Zoning Rips Apart a Communitytesttest
If you’re taking a ride down to Shady Side and you head onto Snug Harbor Road, you’re bound to see a mess of cranes, bulldozers and trucks in the center of the wooded lot.
Resident or passer-by, you’ll likely be wondering, what’s with that?
Last September, Timothy Whitney of Chester on the Eastern Shore purchased the land where the Rural Home-Andrews Hotel received guests from 1888 to 1967. Whitney owns a boat repair and engine shop in Annapolis and planned to open a similar business in Shady Side.
“It was a marine-oriented blue collar area, plenty of need for boat work,” Whitney said.
Whitney hoped to use the same site plan as the previous owner, who wanted to build a wood-working shop.
“But it didn’t show the parking and equipment,” Whitney said. “It takes time to find out exactly what the county wants.”
Meanwhile, Whitney moved his oversized equipment in, a big undertaking. With his super-load permit in hand, he moved one every day.
To Shady Siders, it seemed like masses of steel and wheels rolled in overnight.
“This is the kind of thing that sets the whole neighborhood off,” said Margaret Rauh. House shoppers, she said, are telling their real estate agents to forget houses on Snug Harbor Road. “They don’t want to drive past it.”
Neighbors were upset over the eyesore, and they wondered if any of the contraptions worked.

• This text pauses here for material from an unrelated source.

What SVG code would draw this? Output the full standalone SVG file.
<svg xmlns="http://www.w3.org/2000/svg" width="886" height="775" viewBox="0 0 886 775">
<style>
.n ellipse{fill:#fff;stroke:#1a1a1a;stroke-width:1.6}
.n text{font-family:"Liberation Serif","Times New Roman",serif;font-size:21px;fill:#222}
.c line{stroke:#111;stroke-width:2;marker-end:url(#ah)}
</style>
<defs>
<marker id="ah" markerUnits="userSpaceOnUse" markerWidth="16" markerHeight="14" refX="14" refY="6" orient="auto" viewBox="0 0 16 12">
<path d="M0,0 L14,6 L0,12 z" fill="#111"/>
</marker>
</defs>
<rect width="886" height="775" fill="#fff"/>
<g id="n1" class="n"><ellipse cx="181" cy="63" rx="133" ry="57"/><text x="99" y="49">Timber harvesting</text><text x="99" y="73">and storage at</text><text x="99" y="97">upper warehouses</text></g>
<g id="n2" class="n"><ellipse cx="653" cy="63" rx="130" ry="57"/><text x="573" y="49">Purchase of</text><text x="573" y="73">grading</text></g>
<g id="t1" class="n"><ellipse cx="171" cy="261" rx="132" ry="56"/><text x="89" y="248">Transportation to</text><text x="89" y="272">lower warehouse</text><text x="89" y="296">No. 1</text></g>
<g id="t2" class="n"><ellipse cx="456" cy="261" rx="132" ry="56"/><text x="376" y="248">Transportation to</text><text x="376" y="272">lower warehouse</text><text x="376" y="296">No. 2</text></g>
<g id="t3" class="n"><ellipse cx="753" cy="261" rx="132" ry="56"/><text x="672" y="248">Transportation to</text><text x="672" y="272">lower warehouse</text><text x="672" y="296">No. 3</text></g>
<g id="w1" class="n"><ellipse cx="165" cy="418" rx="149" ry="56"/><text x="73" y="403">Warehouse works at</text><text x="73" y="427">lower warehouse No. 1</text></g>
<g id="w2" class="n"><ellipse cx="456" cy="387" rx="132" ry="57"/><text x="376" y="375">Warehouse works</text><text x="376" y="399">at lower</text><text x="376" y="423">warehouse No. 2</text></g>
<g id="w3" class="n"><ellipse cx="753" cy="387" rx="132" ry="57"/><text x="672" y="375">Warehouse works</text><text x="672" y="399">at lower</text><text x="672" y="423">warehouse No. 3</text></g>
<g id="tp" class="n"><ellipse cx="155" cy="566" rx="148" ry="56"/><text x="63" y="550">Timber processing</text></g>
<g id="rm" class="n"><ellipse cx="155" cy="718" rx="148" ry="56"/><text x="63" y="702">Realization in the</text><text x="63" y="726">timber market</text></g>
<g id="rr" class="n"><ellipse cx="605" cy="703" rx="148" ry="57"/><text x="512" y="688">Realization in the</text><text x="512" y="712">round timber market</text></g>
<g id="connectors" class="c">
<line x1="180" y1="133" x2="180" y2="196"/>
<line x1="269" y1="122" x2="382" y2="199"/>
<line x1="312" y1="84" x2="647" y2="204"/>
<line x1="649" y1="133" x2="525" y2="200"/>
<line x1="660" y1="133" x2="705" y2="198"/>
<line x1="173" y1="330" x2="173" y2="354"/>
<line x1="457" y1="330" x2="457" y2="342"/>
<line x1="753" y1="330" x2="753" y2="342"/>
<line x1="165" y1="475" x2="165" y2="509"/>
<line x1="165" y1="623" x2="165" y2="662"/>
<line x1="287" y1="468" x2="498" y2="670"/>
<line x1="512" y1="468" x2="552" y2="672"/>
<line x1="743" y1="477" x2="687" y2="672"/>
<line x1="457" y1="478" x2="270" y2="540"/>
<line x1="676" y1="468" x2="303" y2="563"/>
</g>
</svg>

“They see that along the road and they think I dumped it down there and drove off,” Whitney said. “Everything is operational, absolutely. There’s a lack of information on what I want to do down there.”
A complaint was filed. Anne Arundel County inspectors showed up and ordered Whitney to stop moving in his equipment.

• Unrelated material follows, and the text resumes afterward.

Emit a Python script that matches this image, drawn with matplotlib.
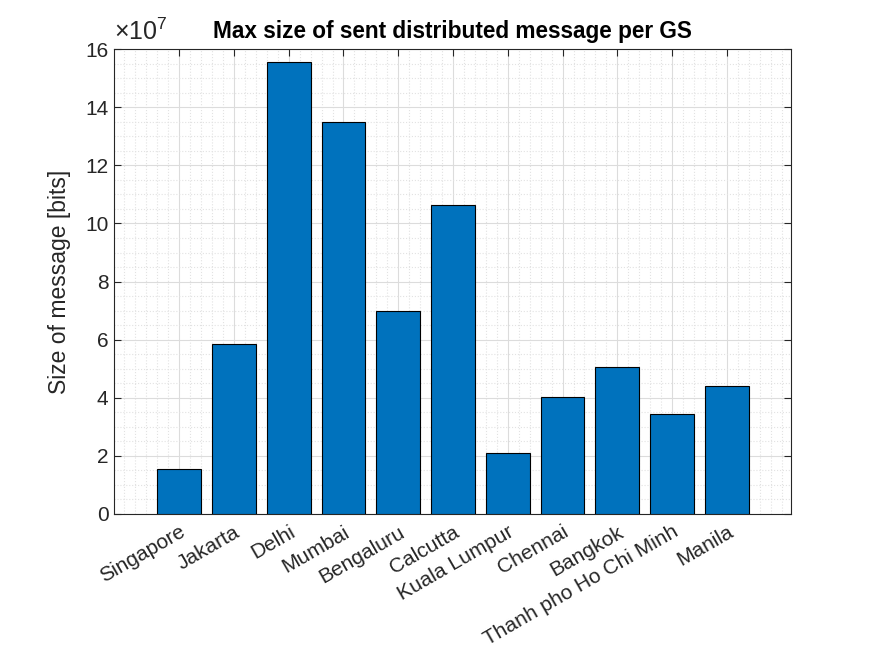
import matplotlib.pyplot as plt
from matplotlib.ticker import MultipleLocator, FuncFormatter

plt.rcParams['font.family'] = ['Liberation Sans', 'DejaVu Sans']
plt.rcParams['mathtext.fontset'] = 'custom'
plt.rcParams['mathtext.rm'] = 'Liberation Sans'

cities = ['Singapore', 'Jakarta', 'Delhi', 'Mumbai', 'Bengaluru', 'Calcutta',
          'Kuala Lumpur', 'Chennai', 'Bangkok', 'Thanh pho Ho Chi Minh', 'Manila']
msg_size = [1.55e7, 5.86e7, 15.57e7, 13.51e7, 7.0e7, 10.65e7,
            2.10e7, 4.02e7, 5.07e7, 3.45e7, 4.41e7]

fig = plt.figure(figsize=(8.74, 6.56), dpi=100)
ax = fig.add_axes([0.1304, 0.2165, 0.7746, 0.7085])

pos = list(range(1, len(cities) + 1))
ax.bar(pos, msg_size, width=0.8, color='#0072BD', edgecolor='black', linewidth=0.8, zorder=3)

ax.set_xlim(-0.19, 12.17)
ax.set_ylim(0, 16e7)
ax.set_xticks(pos)
ax.set_xticklabels(cities, rotation=30, ha='right', rotation_mode='anchor')
ax.yaxis.set_major_locator(MultipleLocator(2e7))
ax.yaxis.set_minor_locator(MultipleLocator(0.5e7))
ax.xaxis.set_minor_locator(MultipleLocator(0.2))
ax.yaxis.set_major_formatter(FuncFormatter(lambda v, p: '%g' % (v / 1e7)))
# multiplier drawn like matlab's exponent label
ax.text(0.0, 1.008, r'$\times\mathregular{10^{7}}$', transform=ax.transAxes,
        fontsize=18, color='#262626', ha='left', va='bottom')

ax.grid(True, which='major', color='#dcdcdc', linewidth=0.8, zorder=0)
ax.grid(True, which='minor', color='#e2e2e2', linestyle=':', linewidth=0.8, zorder=0)
ax.set_axisbelow(True)

ax.tick_params(which='major', direction='in', length=5, top=True, right=True,
               labelsize=15, colors='#262626', width=0.8, pad=4)
ax.tick_params(axis='x', pad=6)
ax.tick_params(which='minor', length=0, top=True, right=True)
for s in ax.spines.values():
    s.set_color('#262626')
    s.set_linewidth(0.8)

ax.set_ylabel('Size of message [bits]', fontsize=16.5, color='#262626', labelpad=10)
ax.set_title('Max size of sent distributed message per GS', fontsize=16.3, fontweight='bold', pad=8)

fig.savefig('out.png', dpi=100)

In December, with the machinery still roadside, the case went to county lawyers. The next month, the county attorney filed a lawsuit against Whitney and his big machines.
In May, a judge ordered Whitney to pay a $4,000 fine and to have the vehicles and all their pieces removed within 30 days.
Whitney filed an appeal, leaving the construction equipment idle and in place.
Whitney says he worked with his engineer on a new site plan. With the environment in mind, he plans to keep some of the area wooded. The construction equipment is so close to the road, he says, because he did not want to remove trees until he had the layout of his future business.
His eventual plan is to fence in the equipment at the back of the lot.
All the while Shady Side resident Michael Rauh and his neighbors were mobilizing. Neighbors can ask the county to rezone a particular area, and Rauh and company asked the county council to rezone Whitney’s site as a light construction zone. Under that new zoning, Whitney’s equipment would have to go.
The county council passed that amendment unanimously. It won’t be law, however, until August, when all redistricting proposals come to a final vote.
Whitney says the change caught him by surprise.
“The county didn’t inform the business owner that there was a request to rezone the land,” Whitney said. “That’s not right.”
Whitney appealed and is waiting for a court date. On July 19, a council meeting is scheduled on the rezoning.
Whatever happens, neighbors will likely remain at odds over zoning, the touchiest community issue after dogs.